Tuesday, September 28, 2010

Millennium Subway

A subway is much easier to ride than a bus when foreigners try to scramble around an unfamiliar country. Taipei became friendlier to me when its MRT System opened in the late 1990s. I could go north or south, east or west as I pleased without any help from local friends. I look forward to doing the same in Kaohsiung on my next visit as a new KMRT System opened in late 2008. I happened to be in Montreal and was honored with a free ride when it opened its French rubber tire metro system in 1966.

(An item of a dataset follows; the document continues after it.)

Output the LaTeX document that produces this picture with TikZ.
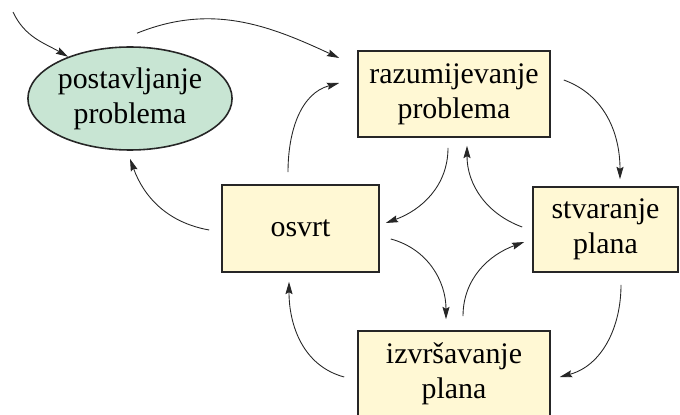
\documentclass[tikz,border=0pt]{standalone}
\usepackage{fontspec}
\setmainfont{Liberation Serif}
\usetikzlibrary{arrows.meta,shapes.geometric}
\definecolor{zuta}{RGB}{255,248,212}
\definecolor{zelena}{RGB}{200,229,211}
\tikzset{
    korak/.style={draw=black!85, fill=zuta, line width=0.9pt, align=center,
        inner sep=2pt, font=\fontsize{17}{20}\selectfont},
    pocetak/.style={ellipse, draw=black!85, fill=zelena, line width=0.9pt, align=center,
        inner sep=0pt, minimum width=3.68cm, minimum height=2.06cm,
        font=\fontsize{17}{20}\selectfont},
    veza/.style={-{Stealth[length=7pt,width=4pt,inset=1pt]}, line width=0.5pt, black!85}
}

\begin{document}
\begin{tikzpicture}
            \useasboundingbox (0,0) rectangle (13.6,8.28);

            \node [pocetak] (postavljanje) at (2.6,6.31) {postavljanje\\problema};
            \node [korak,minimum width=3.84cm,minimum height=1.72cm] (razumijevanje) at (9.08,6.4) {razumijevanje\\problema};
            \node [korak,minimum width=3.14cm,minimum height=1.74cm] (osvrt) at (6.01,3.71) {osvrt};
            \node [korak,minimum width=2.9cm,minimum height=1.7cm] (stvaranje) at (12.11,3.69) {stvaranje\\plana};
            \node [korak,minimum width=3.84cm,minimum height=1.72cm] (izvrsavanje) at (9.08,0.8) {izvršavanje\\plana};

            \coordinate (ulaz) at (0.26,8.04);

            \draw [veza] (ulaz) to[out=-65,in=150] (postavljanje.146);
            \draw [veza] ([xshift=0.14cm,yshift=0.26cm]postavljanje.north)
                to[out=22,in=155] ([xshift=-0.36cm,yshift=0.72cm]razumijevanje.west);
            \draw [veza] ([xshift=-0.25cm,yshift=0.24cm]osvrt.north)
                to[out=90,in=195] ([xshift=-0.36cm,yshift=0.22cm]razumijevanje.west);
            \draw [veza] ([xshift=-0.24cm,yshift=-0.03cm]osvrt.west)
                to[out=170,in=-70] ([yshift=-0.16cm]postavljanje.south);

            \draw [veza] ([xshift=0.26cm,yshift=0.28cm]razumijevanje.east)
                to[out=-20,in=90] ([xshift=0.29cm,yshift=0.14cm]stvaranje.north);
            \draw [veza] ([xshift=-0.12cm,yshift=-0.2cm]razumijevanje.south)
                to[out=-90,in=20] ([xshift=0.12cm,yshift=0.11cm]osvrt.east);
            \draw [veza] ([xshift=-0.2cm,yshift=0.05cm]stvaranje.west)
                to[out=160,in=-90] ([xshift=0.26cm,yshift=-0.16cm]razumijevanje.south);
            \draw [veza] ([xshift=0.22cm,yshift=-0.21cm]osvrt.east)
                to[out=-15,in=90] ([xshift=-0.16cm,yshift=0.22cm]izvrsavanje.north);
            \draw [veza] ([xshift=0.18cm,yshift=0.28cm]izvrsavanje.north)
                to[out=90,in=200] ([xshift=-0.16cm,yshift=-0.25cm]stvaranje.west);
            \draw [veza] ([xshift=0.31cm,yshift=-0.24cm]stvaranje.south)
                to[out=-90,in=15] ([xshift=0.18cm,yshift=-0.06cm]izvrsavanje.east);
            \draw [veza] ([xshift=-0.26cm,yshift=-0.06cm]izvrsavanje.west)
                to[out=165,in=-90] ([xshift=-0.23cm,yshift=-0.18cm]osvrt.south);
        \end{tikzpicture}
\end{document}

I was excited when Edit, my Hungarian friend, told me that Budapest has one of the oldest subway systems in the world - the Millennium Subway. The decision to have a subway was made when three cities, Buda, Obuda and Pest merged into one in 1873 in commemoration of the 1,000th anniversary of Magyarok by Emperor Franz Joseph. It seemed Budapest was then competing with its rival city Vienna. Coincidentally, cities like London, New York and Chicago were all planning underground railways, but using steam locomotives. The change from locomotives to electric vehicles came after 1900, London in 1902, and New York 1904 (Interborough Rapid Transit – 9th Ave line).

For Hungarian metro, two local firms and German Siemens & Halske AG worked together to build the line entirely from the surface using a cut and cover method. Called Franz Joseph Line, the length of line is 3.68 kilometers of which 3.22 kiloneters ran underground. The service started on May 2, 1896. Therefore this line subway is petty shallow, just about 5 meters deep. You can jump into a car in under 10 seconds if you so desire.

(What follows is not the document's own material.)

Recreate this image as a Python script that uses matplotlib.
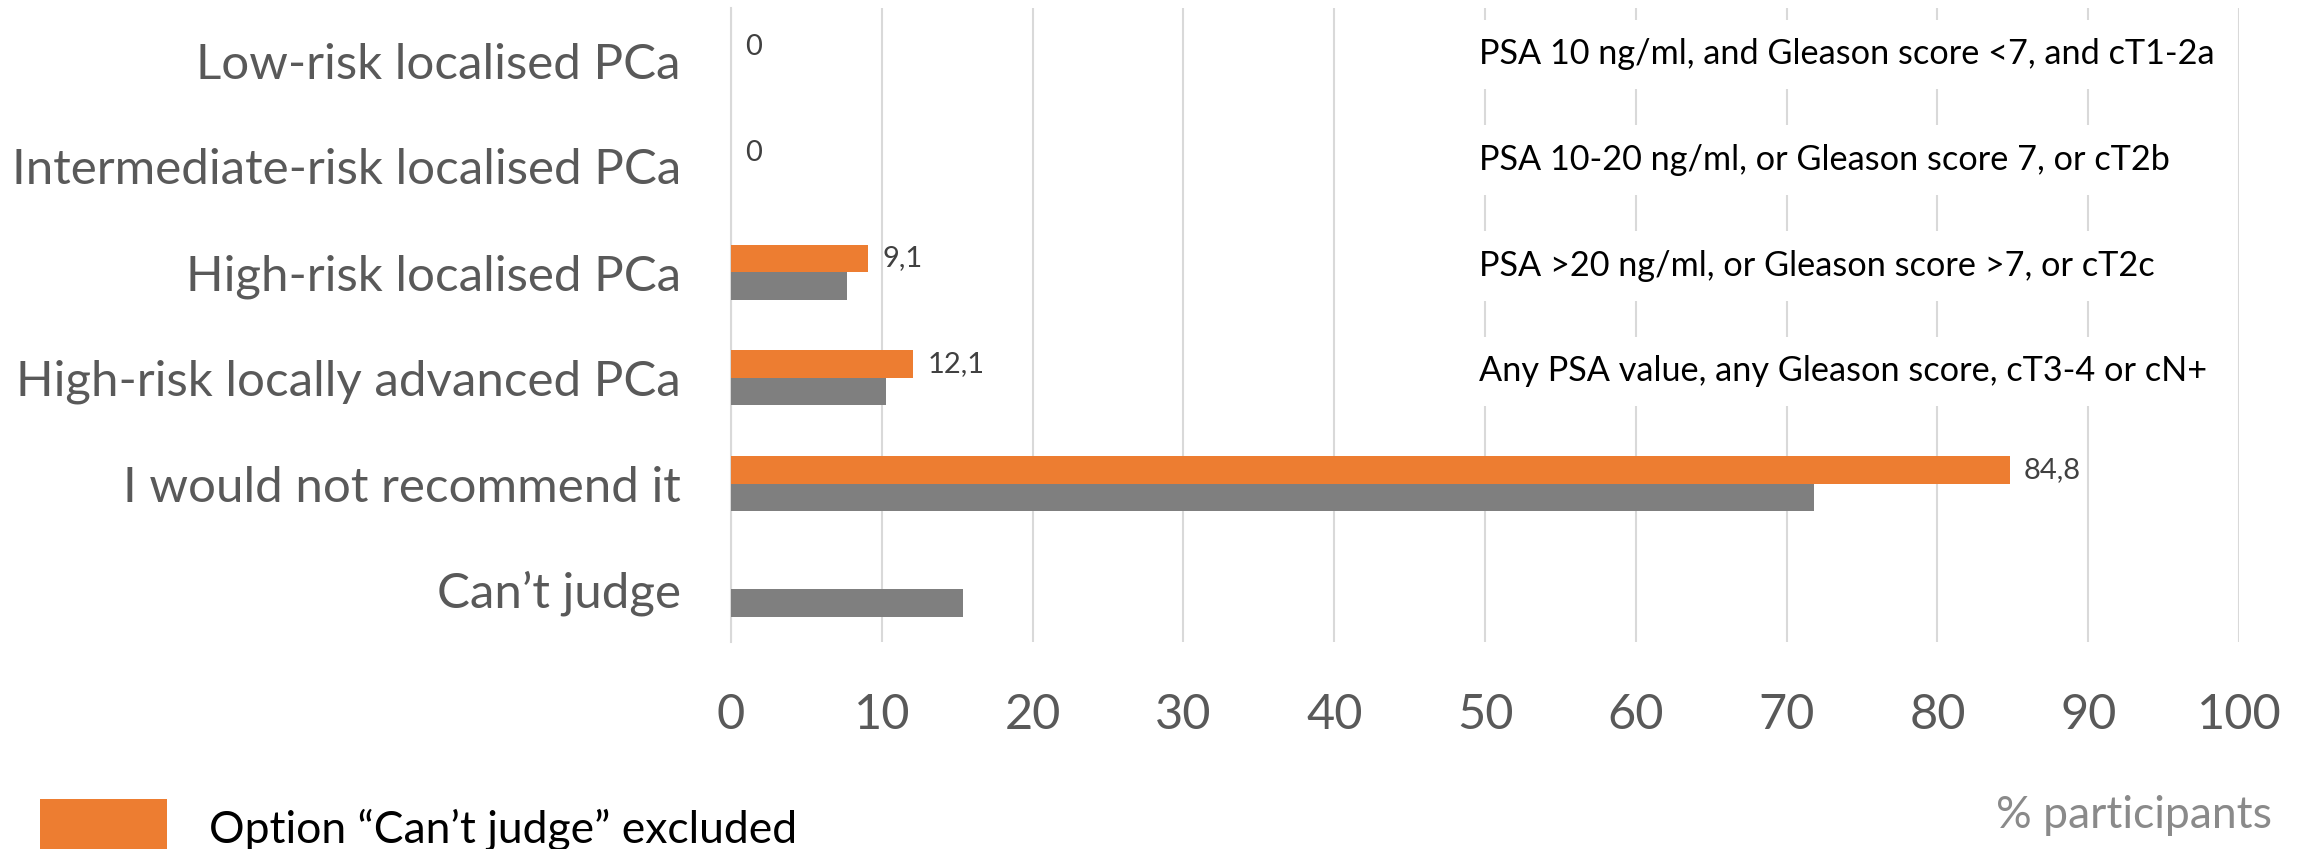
import matplotlib
matplotlib.use("Agg")
import matplotlib.pyplot as plt
import numpy as np

# Survey answers (% participants)
categories = [
    "Low-risk localised PCa",
    "Intermediate-risk localised PCa",
    "High-risk localised PCa",
    "High-risk locally advanced PCa",
    "I would not recommend it",
    "Can\u2019t judge",
]
excluded = [0, 0, 9.1, 12.1, 84.8, 0]          # option "Can't judge" excluded
included = [0, 0, 7.7, 10.3, 71.8, 15.4]       # all answers
risk_definitions = [
    "PSA 10 ng/ml, and Gleason score <7, and cT1-2a",
    "PSA 10-20 ng/ml, or Gleason score 7, or cT2b",
    "PSA >20 ng/ml, or Gleason score >7, or cT2c",
    "Any PSA value, any Gleason score, cT3-4 or cN+",
]
x_ticks = [0, 10, 20, 30, 40, 50, 60, 70, 80, 90, 100]
series_names = ["Option \u201cCan\u2019t judge\u201d excluded",
                "Option \u201cCan\u2019t judge\u201d included"]

ORANGE = "#ED7D31"
GREY = "#7F7F7F"
GRID = "#D9D9D9"
LABEL = "#595959"

plt.rcParams["font.family"] = ["Lato", "DejaVu Sans"]

W, H = 2308, 849
fig = plt.figure(figsize=(W / 100, H / 100), dpi=100)
ax = fig.add_axes([731 / W, 1 - 642 / H, (2239 - 731) / W, (642 - 8) / H])

y = np.arange(len(categories))
bh = 0.26
bars_ex = ax.barh(y - bh / 2, excluded, height=bh, color=ORANGE, zorder=3,
                  label=series_names[0])
bars_in = ax.barh(y + bh / 2, included, height=bh, color=GREY, zorder=3,
                  label=series_names[1])

ex_labels = [("%.1f" % v).replace(".", ",") if v else "0" for v in excluded]
ex_labels[-1] = ""
ax.bar_label(bars_ex, labels=ex_labels, padding=10, fontsize=21,
             color="#404040", zorder=4)

ax.set_xlim(0, 100)
ax.set_ylim(len(categories) - 0.5, -0.5)
ax.set_xticks(x_ticks)
ax.set_yticks(y)
ax.set_yticklabels(categories)
ax.tick_params(axis="y", length=0, pad=36, labelsize=35.5, labelcolor=LABEL)
ax.tick_params(axis="x", length=0, pad=37, labelsize=35, labelcolor=LABEL)
ax.xaxis.grid(True, color=GRID, linewidth=1.5, zorder=0)
ax.set_axisbelow(True)
for side in ("top", "right", "bottom"):
    ax.spines[side].set_visible(False)
ax.spines["left"].set_color(GRID)
ax.spines["left"].set_linewidth(1.5)

# Definitions of the risk groups, on white boxes over the grid
for i, txt in enumerate(risk_definitions):
    ax.text(49.6, i - 0.06, txt, fontsize=24.7, color="black", va="center",
            ha="left", zorder=5,
            bbox=dict(boxstyle="square,pad=0.55", facecolor="white",
                      edgecolor="none"))

fig.text(2272 / W, 1 - 828 / H, "% participants", fontsize=32,
         color="#8A8A8A", ha="right", va="baseline")

fig.legend(handles=[bars_ex, bars_in], labels=series_names,
           loc="upper left", bbox_to_anchor=(40 / W, 1 - 799 / H),
           frameon=False, borderpad=0, borderaxespad=0, fontsize=32,
           handlelength=2.85, handleheight=1.67, handletextpad=0.95,
           labelspacing=0.6)

fig.savefig("out.png", dpi=100)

Today, the subway system has 3 lines totaling 32 kilometers, color coded in yellow (Millennium line), blue (opened 1976, north to south), red (opened in 1970, east to west) and one line under construction scheduled to open in 2012. Daily users total 1.3 million people.

In 2002, this Millennium line, along with the Andrassy ut running on top of the subway got the World Heritage designation. Andrassy ut is an iconic boulevard, compared with Paris’ Chanselise, linked with notable spots like Opera House, the House of Terror, Memorial Houses of Franz Liszt and Lolton Kadraly, Heroe’s and Elizabeth Squares.

There's a subway museum you can visit near the Deak Frerenc Station where you can view some of the original cars.